#1. Steel Frame vs. Concrete Sheds: Structural Pricing Differences
In the UAE market, the primary divider in cost is the construction material of the warehouse. Steel-frame warehouses, often referred to as 'portal frames,' are generally more cost-effective to demolish because the components can be systematically dismantled rather than crushed. This allows for high-value scrap recovery. Concrete sheds/warehouses, more common in older industrial areas, require heavy hydraulic breakers and generate significant quantities of concrete rubble, which incurs higher transportation and tipping fees at sites like the Al Bayader landfill.
For a standard steel structure, prices typically range from AED 15 to AED 35 per square foot, whereas concrete industrial structures can range from AED 30 to AED 60 per square foot, depending on the reinforcement density and height.

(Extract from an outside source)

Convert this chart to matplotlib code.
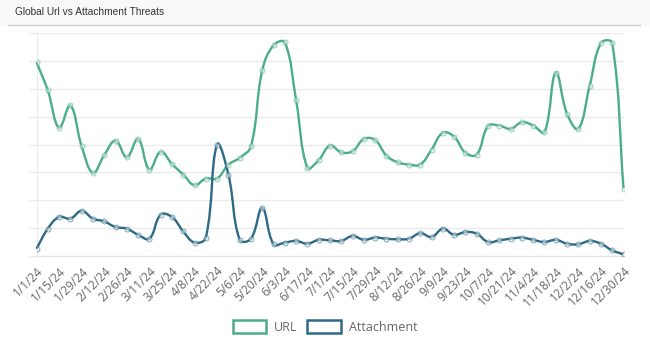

#2. The Economics of Scrap Steel and Asset Recovery
One of the most significant cost variables in UAE industrial demolition is the 'Buy-Back' or 'Scrap Offset' value. Warehouses are essentially giant piles of recyclable assets. Heavy structural steel (I-beams), aluminum cladding sheets, and heavy-duty copper wiring from industrial panels have high market demand.

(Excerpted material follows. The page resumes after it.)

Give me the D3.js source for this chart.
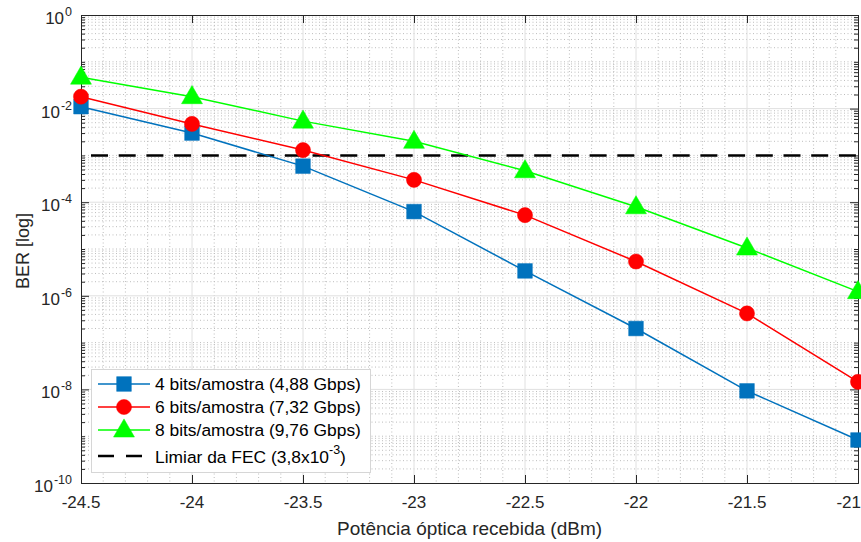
<!DOCTYPE html>
<html>
<head>
<meta charset="utf-8">
<script src="https://cdn.jsdelivr.net/npm/d3@7"></script>
<style>
  html, body { margin: 0; padding: 0; background: #fff; }
  svg { display: block; font-family: "Liberation Sans", Arial, Helvetica, sans-serif; }
</style>
</head>
<body>
<svg id="chart" width="861" height="542"></svg>
<script>
// ---- data ----
const power = [-24.5, -24, -23.5, -23, -22.5, -22, -21.5, -21];
const ber4 = [1.1e-2, 3.0e-3, 5.9e-4, 6.3e-5, 3.4e-6, 2.0e-7, 9.3e-9, 8.3e-10];
const ber6 = [1.8e-2, 4.7e-3, 1.3e-3, 3.0e-4, 5.3e-5, 5.4e-6, 4.2e-7, 1.45e-8];
const ber8 = [4.7e-2, 1.8e-2, 5.4e-3, 2.0e-3, 4.7e-4, 8.0e-5, 1.05e-5, 1.23e-6];
const fecLimit = 1e-3;
const xTicks = [-24.5, -24, -23.5, -23, -22.5, -22, -21.5, -21];
const xTickLabels = ["-24.5", "-24", "-23.5", "-23", "-22.5", "-22", "-21.5", "-21"];
const yTickExps = [0, -2, -4, -6, -8, -10];
const seriesNames = ["4 bits/amostra (4,88 Gbps)", "6 bits/amostra (7,32 Gbps)", "8 bits/amostra (9,76 Gbps)"];
const fecName = "Limiar da FEC (3,8x10";
const fecExp = "-3";
const xLabel = "Potência óptica recebida (dBm)";
const yLabel = "BER [log]";

// ---- layout ----
const L = 81, R = 858, T = 15, B = 483;
const svg = d3.select("#chart");
const x = d3.scaleLinear().domain([-24.5, -21]).range([L, R]);
const y = d3.scaleLog().domain([1e-10, 1]).range([B, T]);
const axisColor = "#262626";

// ---- grid ----
const grid = svg.append("g");
const xMinor = d3.range(-24.5, -20.99, 0.1).map(v => Math.round(v * 10) / 10).filter(v => !xTicks.some(t => Math.abs(t - v) < 1e-6));
grid.selectAll(".xminor").data(xMinor).enter().append("line")
  .attr("x1", d => x(d)).attr("x2", d => x(d)).attr("y1", T).attr("y2", B)
  .attr("stroke", "#bdbdbd").attr("stroke-width", 1).attr("stroke-dasharray", "1,2.5");
const yMinor = [];
for (let e = -10; e < 0; e++) for (let k = 1; k <= 9; k++) {
  if (k === 1 && e % 2 === 0) continue;
  yMinor.push(k * Math.pow(10, e));
}
grid.selectAll(".yminor").data(yMinor).enter().append("line")
  .attr("x1", L).attr("x2", R).attr("y1", d => y(d)).attr("y2", d => y(d))
  .attr("stroke", "#bdbdbd").attr("stroke-width", 1).attr("stroke-dasharray", "1,2.5");
grid.selectAll(".xmaj").data(xTicks.slice(1, -1)).enter().append("line")
  .attr("x1", d => x(d)).attr("x2", d => x(d)).attr("y1", T).attr("y2", B)
  .attr("stroke", "#e0e0e0").attr("stroke-width", 1);
grid.selectAll(".ymaj").data(yTickExps.slice(1, -1)).enter().append("line")
  .attr("x1", L).attr("x2", R).attr("y1", d => y(Math.pow(10, d))).attr("y2", d => y(Math.pow(10, d)))
  .attr("stroke", "#e0e0e0").attr("stroke-width", 1);

// ---- axes via d3 ----
const xAxisB = d3.axisBottom(x).tickValues(xTicks).tickSize(-8).tickFormat("");
const xAxisT = d3.axisTop(x).tickValues(xTicks).tickSize(-8).tickFormat("");
svg.append("g").attr("transform", `translate(0,${B})`).call(xAxisB)
  .call(g => g.selectAll("line,path").attr("stroke", axisColor));
svg.append("g").attr("transform", `translate(0,${T})`).call(xAxisT)
  .call(g => g.selectAll("line,path").attr("stroke", axisColor));
const yMajorVals = yTickExps.map(e => Math.pow(10, e));
const yAxisL = d3.axisLeft(y).tickValues(yMajorVals).tickSize(-8).tickFormat("");
const yAxisR = d3.axisRight(y).tickValues(yMajorVals).tickSize(-8).tickFormat("");
svg.append("g").attr("transform", `translate(${L},0)`).call(yAxisL)
  .call(g => g.selectAll("line,path").attr("stroke", axisColor));
svg.append("g").attr("transform", `translate(${R},0)`).call(yAxisR)
  .call(g => g.selectAll("line,path").attr("stroke", axisColor));
const yAxisLm = d3.axisLeft(y).tickValues(yMinor).tickSize(-4).tickFormat("");
const yAxisRm = d3.axisRight(y).tickValues(yMinor).tickSize(-4).tickFormat("");
svg.append("g").attr("transform", `translate(${L},0)`).call(yAxisLm)
  .call(g => g.selectAll("line").attr("stroke", axisColor)).call(g => g.select("path").remove());
svg.append("g").attr("transform", `translate(${R},0)`).call(yAxisRm)
  .call(g => g.selectAll("line").attr("stroke", axisColor)).call(g => g.select("path").remove());

// x tick labels (last one kept inside the window)
const lastIdx = xTicks.length - 1;
svg.append("g").selectAll("text").data(xTicks).enter().append("text")
  .attr("x", (d, i) => i === lastIdx ? 861 : x(d)).attr("y", 508)
  .attr("text-anchor", (d, i) => i === lastIdx ? "end" : "middle")
  .attr("font-size", 17).attr("fill", axisColor)
  .text((d, i) => xTickLabels[i]);
// y tick labels with superscripts
const yl = svg.append("g").selectAll("text").data(yTickExps).enter().append("text")
  .attr("x", 72).attr("y", d => y(Math.pow(10, d)) + 9).attr("text-anchor", "end")
  .attr("font-size", 17).attr("fill", axisColor);
yl.append("tspan").text("10");
yl.append("tspan").attr("dy", -8).attr("dx", 1).attr("font-size", 12.5).text(d => String(d));

// axis labels
svg.append("text").attr("x", (L + R) / 2).attr("y", 535).attr("text-anchor", "middle")
  .attr("font-size", 19).attr("fill", axisColor).text(xLabel);
svg.append("text").attr("transform", "translate(29,251) rotate(-90)").attr("text-anchor", "middle")
  .attr("font-size", 18).attr("fill", axisColor).text(yLabel);

// ---- FEC line ----
svg.append("line").attr("x1", x(-24.5)).attr("x2", x(-21)).attr("y1", y(fecLimit)).attr("y2", y(fecLimit))
  .attr("stroke", "#000").attr("stroke-width", 2.5).attr("stroke-dasharray", "17,10.7").attr("stroke-dashoffset", 17.7);

// ---- series ----
const colors = ["#0072BD", "#FF0000", "#00FF00"];
const data = [ber4, ber6, ber8];
const line = d3.line().x(d => x(d[0])).y(d => y(d[1]));
const symbols = [d3.symbolSquare, d3.symbolCircle, d3.symbolTriangle];
const symSizes = [215, 180, 190];
data.forEach((vals, i) => {
  const pts = power.map((p, j) => [p, vals[j]]);
  svg.append("path").datum(pts).attr("d", line).attr("fill", "none")
    .attr("stroke", colors[i]).attr("stroke-width", 1.5);
});
data.forEach((vals, i) => {
  const pts = power.map((p, j) => [p, vals[j]]);
  svg.append("g").selectAll("path").data(pts).enter().append("path")
    .attr("d", d3.symbol().type(symbols[i]).size(symSizes[i]))
    .attr("transform", d => `translate(${x(d[0])},${y(d[1]) + (i === 2 ? 1 : 0)})`)
    .attr("fill", colors[i]).attr("stroke", colors[i]).attr("stroke-width", 0.5);
});

// ---- legend ----
const lg = svg.append("g");
lg.append("rect").attr("x", 91.5).attr("y", 369.5).attr("width", 279).attr("height", 103)
  .attr("fill", "#fff").attr("stroke", "#d6d6d6").attr("stroke-width", 1);
const rowY = [384, 407, 430];
seriesNames.forEach((name, i) => {
  lg.append("line").attr("x1", 98).attr("x2", 150).attr("y1", rowY[i]).attr("y2", rowY[i])
    .attr("stroke", colors[i]).attr("stroke-width", 1.5);
  lg.append("path").attr("d", d3.symbol().type(symbols[i]).size(symSizes[i])())
    .attr("transform", `translate(124,${rowY[i] + (i === 2 ? 1 : 0)})`)
    .attr("fill", colors[i]).attr("stroke", colors[i]).attr("stroke-width", 0.5);
  lg.append("text").attr("x", 155).attr("y", rowY[i] + 6).attr("font-size", 17.4)
    .attr("fill", "#000").text(name);
});
lg.append("line").attr("x1", 98).attr("x2", 150).attr("y1", 456).attr("y2", 456)
  .attr("stroke", "#000").attr("stroke-width", 2.5).attr("stroke-dasharray", "16,12");
const ft = lg.append("text").attr("x", 155).attr("y", 463).attr("font-size", 17.4).attr("fill", "#000");
ft.append("tspan").text(fecName);
ft.append("tspan").attr("dy", -9).attr("font-size", 12.5).text(fecExp);
ft.append("tspan").attr("dy", 9).text(")");
</script>
</body>
</html>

A professional contractor will evaluate the tonnage of your steel. If the global price of scrap steel is high, the contractor may offer a significantly lower demolition fee in exchange for the rights to the metal. In some cases of high-grade steel structures, the scrap value can even result in a 'zero-cost' demolition, though this is rare in 2026 due to increased labor and compliance costs.
#3. Free Zone Nuances: JAFZA, DIC, and KIZAD Permits
Operating in UAE Free Zones requires a higher administrative budget than mainland projects. For instance, in JAFZA (Jebel Ali Free Zone), contractors must comply with Trakhees EHS regulations, which include specific work permits and safety appointments. In Abu Dhabi's KIZAD or Khalifa Industrial Zone, the Environment Agency - Abu Dhabi (EAD) oversight is stringent regarding dust control and waste manifests through the Bolisat system.
Permit fees for these zones often range from AED 5,000 to AED 15,000, excluding the bank guarantees often required by the zone authorities to ensure site reinstatement. Owners must also factor in the cost of a dedicated safety officer, which is a mandatory requirement for most industrial zones.
#4. The Asbestos Factor: Compliance and Specialized Costs
Many older warehouses in Sharjah, Ajman, and Dubai (built in the 1980s and 90s) utilized asbestos cement corrugated sheets for roofing. In 2026, the UAE has extremely strict protocols for the removal of Asbestos Containing Materials (ACM). Prohibited from being mixed with general debris, asbestos must be removed by certified specialists before the main demolition begins.
This process involves air monitoring, specialized PPE, wet-misting techniques, and double-wrapping the material for disposal at dedicated hazardous waste facilities. Expect an additional cost of AED 40 to AED 85 per square meter of roofing specifically for asbestos handling.
#5. Site Logistics and Utility Disconnection Charges
The total price of your warehouse demolition is largely dictated by site-specific logistics. Key factors include the 'Clear Height'—warehouses exceeding 12 meters require specialized high-reach excavators or cranes, increasing the daily machine rental rate. Accessibility for heavy trailers (20-cubic yard tippers) also matters; if the warehouse is in a congested area of Al Quoz with narrow access, manual labor or smaller, less efficient machinery may be required, driving up the timeline and cost.
Lastly, utility disconnection is a non-negotiable step. Charges for DEWA, ADDC, or SEWA to officially disconnect and remove meters can range from AED 2,000 to AED 10,000 depending on the industrial load and infrastructure.